## Exercise
Leave the pictures out and copy exactly the lines from the line containing "Clone this chart" to the line containing "59.8, 58.7, 58.1];", both lines included.

## Data section
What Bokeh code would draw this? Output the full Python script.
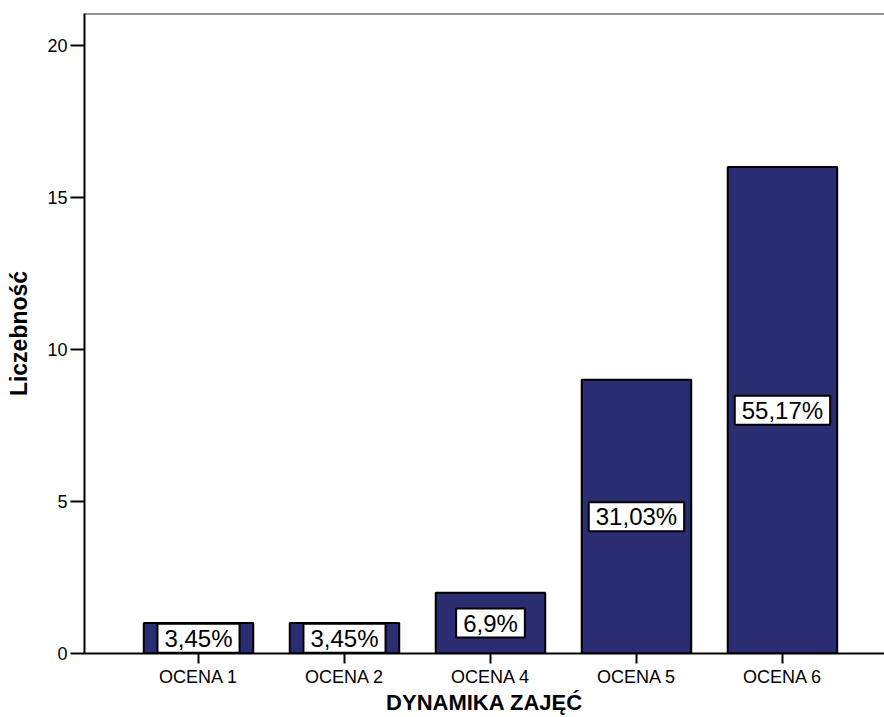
from bokeh.plotting import figure
from bokeh.models import Range1d, FixedTicker, Label, Span
from bokeh.embed import file_html
from bokeh.resources import INLINE

categories = ["OCENA 1", "OCENA 2", "OCENA 4", "OCENA 5", "OCENA 6"]
counts = [1, 1, 2, 9, 16]
percent_labels = ["3,45%", "3,45%", "6,9%", "31,03%", "55,17%"]
y_ticks = [0, 5, 10, 15, 20]

xs = list(range(1, len(categories) + 1))
FONT = "Liberation Sans"
BAR = "#2a2d72"

p = figure(width=884, height=717, output_backend="svg", toolbar_location=None,
           x_range=Range1d(0.219, 5.699), y_range=Range1d(0, 21.05),
           min_border_left=84, min_border_top=13, min_border_bottom=63, min_border_right=0)
p.outline_line_color = None
p.grid.visible = False
p.background_fill_color = "white"
p.border_fill_color = "white"

p.vbar(x=xs, top=counts, width=0.75, fill_color=BAR, line_color="black", line_width=2)

# top frame line
p.add_layout(Span(location=21.05, dimension="width", line_color="#222222", line_width=2))

for x, c, t in zip(xs, counts, percent_labels):
    p.add_layout(Label(x=x, y=c / 2, text=t, text_align="center", text_baseline="middle",
                       text_font=FONT, text_font_size="24px", text_color="black",
                       background_fill_color="white", border_line_color="black",
                       border_line_width=2, padding=(7, 1)))

xa = p.xaxis[0]
xa.ticker = FixedTicker(ticks=xs)
xa.major_label_overrides = {x: c for x, c in zip(xs, categories)}
xa.minor_tick_line_color = None
xa.major_tick_out = 10
xa.major_tick_in = 0
xa.major_tick_line_width = 2
xa.axis_line_width = 2
xa.major_label_standoff = 3
xa.major_label_text_font = FONT
xa.major_label_text_font_size = "18px"
xa.major_label_text_color = "black"
xa.axis_label = "DYNAMIKA ZAJĘĆ"
xa.axis_label_text_font = FONT
xa.axis_label_text_font_style = "bold"
xa.axis_label_text_font_size = "22px"
xa.axis_label_text_color = "black"
xa.axis_label_standoff = 0

ya = p.yaxis[0]
ya.ticker = FixedTicker(ticks=y_ticks)
ya.minor_tick_line_color = None
ya.major_tick_out = 14
ya.major_tick_in = 0
ya.major_tick_line_width = 2
ya.axis_line_width = 2
ya.major_label_standoff = 3
ya.major_label_text_font = FONT
ya.major_label_text_font_size = "18px"
ya.major_label_text_color = "black"
ya.axis_label = "Liczebność"
ya.axis_label_text_font = FONT
ya.axis_label_text_font_style = "bold"
ya.axis_label_text_font_size = "23px"
ya.axis_label_text_color = "black"
ya.axis_label_standoff = 12

open("out.html", "w").write(file_html(p, INLINE))
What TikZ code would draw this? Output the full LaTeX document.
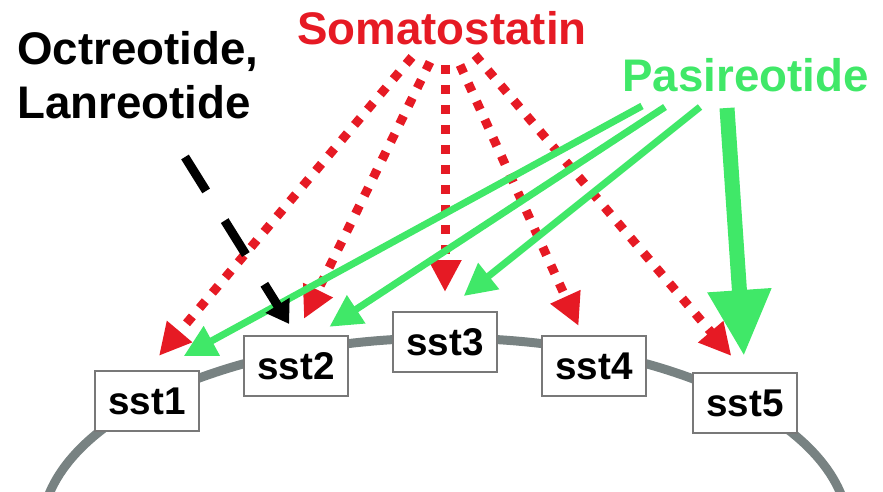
\documentclass[tikz,border=0pt]{standalone}
\usepackage{fontspec}
\setmainfont{Liberation Sans}
\usetikzlibrary{arrows.meta}

\definecolor{somred}{RGB}{230,26,36}
\definecolor{pasgreen}{RGB}{64,232,104}
\definecolor{membrane}{RGB}{120,130,130}
\definecolor{boxline}{RGB}{120,120,120}

\tikzset{
  receptor/.style={draw=boxline, line width=0.04cm, fill=white, inner sep=0pt,
    minimum width=2.08cm, minimum height=1.2cm,
    font=\fontsize{22}{26}\selectfont\bfseries},
  drug/.style={inner sep=0pt, font=\fontsize{26}{31}\selectfont\bfseries},
  somarrow/.style={somred, line width=0.18cm, line cap=butt,
    dash pattern=on 0.18cm off 0.22cm,
    -{Triangle[length=0.64cm, width=0.62cm]}},
  pasarrow/.style={pasgreen, line width=0.14cm,
    -{Triangle[length=0.64cm, width=0.64cm]}},
  pasthick/.style={pasgreen, line width=0.3cm,
    -{Triangle[length=1.32cm, width=1.2cm]}},
  octarrow/.style={black, line width=0.18cm,
    dash pattern=on 0.8cm off 0.7cm,
    -{Triangle[length=0.44cm, width=0.54cm]}}
}

\begin{document}
\begin{tikzpicture}[x=0.02cm, y=-0.02cm]

  \useasboundingbox (0,0) rectangle (883,492);

  % ── Cell membrane ────────────────────────────────────────────────
  \begin{scope}
    \clip (0,0) rectangle (883,492);
    \draw[membrane, line width=0.18cm] (445,531.6) ellipse [x radius=403.5, y radius=193.6];
  \end{scope}

  % ── Receptors on the membrane ────────────────────────────────────
  \node[receptor] (sst1) at (147,401) {sst1};
  \node[receptor] (sst2) at (296,366) {sst2};
  \node[receptor] (sst3) at (445,342) {sst3};
  \node[receptor] (sst4) at (594,366) {sst4};
  \node[receptor] (sst5) at (745,403) {sst5};

  % ── Ligand labels ────────────────────────────────────────────────
  \node[drug, anchor=north west, align=left] (oct) at (17,31) {Octreotide,\\Lanreotide};
  \node[drug, somred, anchor=base west] (som) at (297,45) {Somatostatin};
  \node[drug, pasgreen, anchor=base west] (pas) at (622,92) {Pasireotide};

  % arrow origins below the labels
  \coordinate (som1) at (412,57);
  \coordinate (som2) at (430,62);
  \coordinate (som3) at (445,65);
  \coordinate (som4) at (460,65);
  \coordinate (som5) at (475,55);
  \coordinate (pas1) at (642,106);
  \coordinate (pas2) at (665,107);
  \coordinate (pas3) at (700,107);
  \coordinate (pas4) at (727,108);
  \coordinate (octx) at (185,157);

  % ── Somatostatin binds all five ──────────────────────────────────
  \draw[somarrow, shorten >=0.37cm] (som1) -- (sst1.north);
  \draw[somarrow, shorten >=0.36cm] (som2) -- (sst2.north);
  \draw[somarrow, shorten >=0.38cm] (som3) -- (sst3.north);
  \draw[somarrow, shorten >=0.2cm]  (som4) -- (sst4.110);
  \draw[somarrow, shorten >=0.42cm] (som5) -- (sst5.north);

  % ── Pasireotide: sst1, sst2, sst3, sst5 ──────────────────────────
  \draw[pasarrow, shorten >=0.58cm] (pas1) -- (sst1.70);
  \draw[pasarrow, shorten >=0.3cm]  (pas2) -- (sst2.56);
  \draw[pasarrow, shorten >=0.48cm] (pas3) -- (sst3.north);
  \draw[pasthick, shorten >=0.32cm] (pas4) -- (sst5.north);

  % ── Octreotide / Lanreotide: sst2 ────────────────────────────────
  \draw[octarrow, shorten >=0.26cm] (octx) -- (sst2.north);

\end{tikzpicture}
\end{document}
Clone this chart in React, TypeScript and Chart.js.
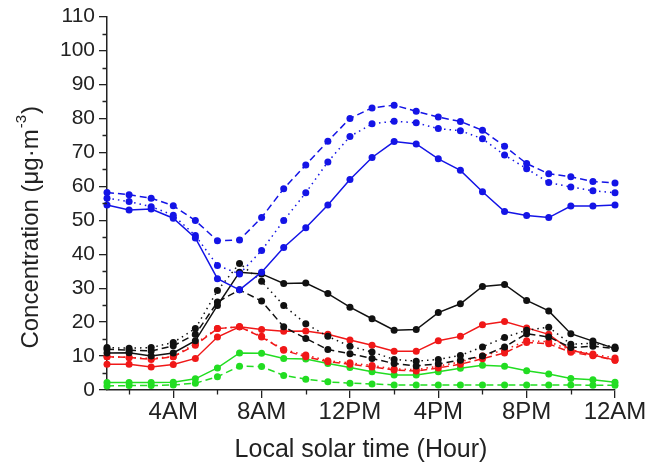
import React, { useEffect, useRef } from "react";
import { Chart, registerables } from "chart.js";

Chart.register(...registerables);

const hours = [1, 2, 3, 4, 5, 6, 7, 8, 9, 10, 11, 12, 13, 14, 15, 16, 17, 18, 19, 20, 21, 22, 23, 24];

const blueSolid = [54.5, 53.0, 53.3, 50.6, 44.8, 32.8, 29.5, 34.7, 42.0, 47.8, 54.5, 62.0, 68.5, 73.2, 72.5, 68.1, 64.7, 58.4, 52.6, 51.4, 50.8, 54.2, 54.2, 54.5];
const blueDashed = [58.2, 57.5, 56.5, 54.3, 49.9, 44.0, 44.2, 50.8, 59.3, 66.3, 73.3, 80.0, 83.1, 83.9, 82.1, 80.4, 79.1, 76.5, 71.8, 66.7, 63.7, 62.8, 61.4, 61.0];
const blueDotted = [56.5, 55.5, 54.0, 51.5, 45.5, 36.7, 34.2, 41.1, 49.9, 58.1, 67.2, 74.7, 78.4, 79.2, 78.7, 77.0, 76.4, 74.0, 69.2, 65.2, 61.1, 59.8, 58.7, 58.1];

const blackSolid = [10.9, 11.0, 10.0, 10.9, 14.5, 24.9, 34.7, 34.2, 31.4, 31.5, 28.4, 24.4, 21.0, 17.6, 17.8, 22.8, 25.4, 30.5, 31.1, 26.4, 23.3, 16.6, 14.4, 12.2];
const blackDotted = [12.5, 12.3, 12.5, 14.0, 18.1, 29.3, 37.3, 32.0, 24.9, 19.5, 15.8, 12.9, 11.2, 9.0, 8.5, 9.0, 10.2, 12.7, 15.5, 17.6, 18.5, 13.5, 13.8, 12.7];
const blackDashed = [12.0, 11.7, 11.5, 13.0, 16.4, 25.9, 29.5, 26.2, 18.6, 15.2, 11.9, 10.7, 9.3, 7.8, 7.1, 7.7, 8.8, 10.0, 12.7, 16.6, 15.6, 12.5, 12.9, 12.2];

const redSolid = [7.6, 7.6, 6.8, 7.5, 9.3, 15.6, 18.6, 17.8, 17.3, 17.4, 16.4, 14.7, 13.2, 11.4, 11.4, 14.5, 15.8, 19.2, 20.2, 18.3, 16.4, 11.7, 10.3, 8.8];
const redDotted = [9.8, 9.6, 9.3, 9.8, 13.7, 18.1, 18.6, 15.8, 11.9, 10.3, 8.6, 8.0, 7.2, 6.2, 6.0, 7.0, 8.3, 10.0, 11.8, 14.5, 14.2, 11.8, 10.6, 9.4];
const redDashed = [9.8, 9.6, 9.0, 9.8, 13.2, 18.1, 18.6, 15.6, 11.7, 9.8, 8.3, 7.6, 6.8, 5.9, 5.6, 6.5, 7.6, 9.2, 10.9, 14.0, 13.6, 11.1, 10.1, 8.8];

const greenSolid = [2.2, 2.2, 2.2, 2.3, 3.3, 6.5, 10.9, 10.8, 9.3, 9.1, 7.8, 6.6, 5.4, 4.4, 4.4, 5.4, 6.4, 7.3, 7.0, 5.7, 4.7, 3.4, 3.0, 2.3];
const greenDashed = [1.2, 1.3, 1.3, 1.5, 2.0, 3.9, 7.0, 6.9, 4.3, 3.2, 2.4, 2.0, 1.8, 1.5, 1.5, 1.5, 1.5, 1.5, 1.5, 1.5, 1.5, 1.5, 1.4, 1.4];

const xTickValues = [4, 8, 12, 16, 20, 24];
const xTickLabels = ["4AM", "8AM", "12PM", "4PM", "8PM", "12AM"];
const xMinorValues = [2, 6, 10, 14, 18, 22];
const yMinorValues = [5, 15, 25, 35, 45, 55, 65, 75, 85, 95, 105];

const xTitle = "Local solar time (Hour)";
const yTitleMain = "Concentration (μg·m";
const yTitleSup = "-3";
const yTitleEnd = ")";

const BLUE = "#1414e6";
const BLACK = "#111111";
const RED = "#f01818";
const GREEN = "#22dd22";
const AXIS = "#222222";
const FONT = "'Liberation Sans', Arial, sans-serif";

const DASHED = [7, 4];
const DOTTED = [1.5, 4];

function ds(label: string, values: number[], color: string, dash: number[]) {
  return {
    label,
    data: values.map((v, i) => ({ x: hours[i], y: v })),
    borderColor: color,
    backgroundColor: color,
    borderWidth: 1.5,
    borderDash: dash,
    pointRadius: 3.5,
    pointBorderWidth: 0,
    pointBackgroundColor: color,
    tension: 0,
    clip: false as any,
  };
}

const minorTicks = {
  id: "minorTicks",
  afterDraw(chart: any) {
    const { ctx, chartArea } = chart;
    const xs = chart.scales.x;
    const ys = chart.scales.y;
    ctx.save();
    ctx.strokeStyle = AXIS;
    ctx.lineWidth = 1.3;
    ctx.beginPath();
    for (const v of yMinorValues) {
      const p = Math.round(ys.getPixelForValue(v)) + 0.5;
      ctx.moveTo(chartArea.left - 4.5, p);
      ctx.lineTo(chartArea.left, p);
    }
    for (const v of xMinorValues) {
      const p = Math.round(xs.getPixelForValue(v)) + 0.5;
      ctx.moveTo(p, chartArea.bottom);
      ctx.lineTo(p, chartArea.bottom + 4.5);
    }
    ctx.stroke();
    ctx.restore();
  },
};

const yTitlePlugin = {
  id: "yTitle",
  afterDraw(chart: any) {
    const { ctx, chartArea } = chart;
    const mainFont = `24px ${FONT}`;
    const supFont = `15px ${FONT}`;
    ctx.save();
    ctx.fillStyle = AXIS;
    ctx.textBaseline = "middle";
    ctx.textAlign = "left";
    ctx.font = mainFont;
    const w1 = ctx.measureText(yTitleMain).width;
    const w3 = ctx.measureText(yTitleEnd).width;
    ctx.font = supFont;
    const w2 = ctx.measureText(yTitleSup).width;
    const total = w1 + w2 + w3 + 2;
    const cy = (chartArea.top + chartArea.bottom) / 2 + 24;
    ctx.translate(31, cy);
    ctx.rotate(-Math.PI / 2);
    let x = -total / 2;
    ctx.font = mainFont;
    ctx.fillText(yTitleMain, x, 0);
    x += w1 + 1;
    ctx.font = supFont;
    ctx.fillText(yTitleSup, x, -9);
    x += w2 + 1;
    ctx.font = mainFont;
    ctx.fillText(yTitleEnd, x, 0);
    ctx.restore();
  },
};

export default function App() {
  const ref = useRef<HTMLCanvasElement>(null);
  useEffect(() => {
    if (!ref.current) return;
    const chart = new Chart(ref.current, {
      type: "line",
      data: {
        datasets: [
          ds("Blue solid", blueSolid, BLUE, []),
          ds("Blue dashed", blueDashed, BLUE, DASHED),
          ds("Blue dotted", blueDotted, BLUE, DOTTED),
          ds("Black solid", blackSolid, BLACK, []),
          ds("Black dashed", blackDashed, BLACK, DASHED),
          ds("Black dotted", blackDotted, BLACK, DOTTED),
          ds("Red solid", redSolid, RED, []),
          ds("Red dashed", redDashed, RED, DASHED),
          ds("Red dotted", redDotted, RED, DOTTED),
          ds("Green solid", greenSolid, GREEN, []),
          ds("Green dashed", greenDashed, GREEN, DASHED),
        ] as any,
      },
      options: {
        animation: false,
        responsive: false,
        maintainAspectRatio: false,
        layout: { padding: { top: 15, right: 32, left: 0, bottom: 0 } },
        plugins: { legend: { display: false }, tooltip: { enabled: false } },
        scales: {
          x: {
            type: "linear",
            min: 1,
            max: 24,
            afterBuildTicks: (scale: any) => {
              scale.ticks = xTickValues.map((v) => ({ value: v }));
            },
            afterFit: (scale: any) => {
              scale.height = 81;
            },
            ticks: {
              autoSkip: false,
              maxRotation: 0,
              color: AXIS,
              font: { family: FONT, size: 24 },
              padding: 0,
              callback: (v: any) => {
                const i = xTickValues.indexOf(Number(v));
                return i >= 0 ? xTickLabels[i] : "";
              },
            },
            grid: { drawOnChartArea: false, tickLength: 8, color: AXIS, lineWidth: 1.3 },
            border: { display: true, color: AXIS, width: 1.5 },
            title: {
              display: true,
              text: xTitle,
              color: AXIS,
              font: { family: FONT, size: 25 },
              padding: { top: 6, bottom: 6 },
            },
          },
          y: {
            type: "linear",
            min: 0,
            max: 110,
            afterFit: (scale: any) => {
              scale.width = 107;
            },
            ticks: {
              stepSize: 10,
              color: AXIS,
              font: { family: FONT, size: 21 },
              padding: 4,
            },
            grid: { drawOnChartArea: false, tickLength: 8, color: AXIS, lineWidth: 1.3 },
            border: { display: true, color: AXIS, width: 1.5 },
            title: { display: false },
          },
        },
      } as any,
      plugins: [minorTicks, yTitlePlugin],
    });
    return () => chart.destroy();
  }, []);
  return (
    <div style={{ position: "fixed", left: 0, top: 0, width: 647, height: 471, background: "#fff" }}>
      <canvas ref={ref} width={647} height={471} style={{ display: "block" }} />
    </div>
  );
}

## Task solution
Clone this chart in React, TypeScript and Chart.js.
import React, { useEffect, useRef } from "react";
import { Chart, registerables } from "chart.js";

Chart.register(...registerables);

const hours = [1, 2, 3, 4, 5, 6, 7, 8, 9, 10, 11, 12, 13, 14, 15, 16, 17, 18, 19, 20, 21, 22, 23, 24];

const blueSolid = [54.5, 53.0, 53.3, 50.6, 44.8, 32.8, 29.5, 34.7, 42.0, 47.8, 54.5, 62.0, 68.5, 73.2, 72.5, 68.1, 64.7, 58.4, 52.6, 51.4, 50.8, 54.2, 54.2, 54.5];
const blueDashed = [58.2, 57.5, 56.5, 54.3, 49.9, 44.0, 44.2, 50.8, 59.3, 66.3, 73.3, 80.0, 83.1, 83.9, 82.1, 80.4, 79.1, 76.5, 71.8, 66.7, 63.7, 62.8, 61.4, 61.0];
const blueDotted = [56.5, 55.5, 54.0, 51.5, 45.5, 36.7, 34.2, 41.1, 49.9, 58.1, 67.2, 74.7, 78.4, 79.2, 78.7, 77.0, 76.4, 74.0, 69.2, 65.2, 61.1, 59.8, 58.7, 58.1];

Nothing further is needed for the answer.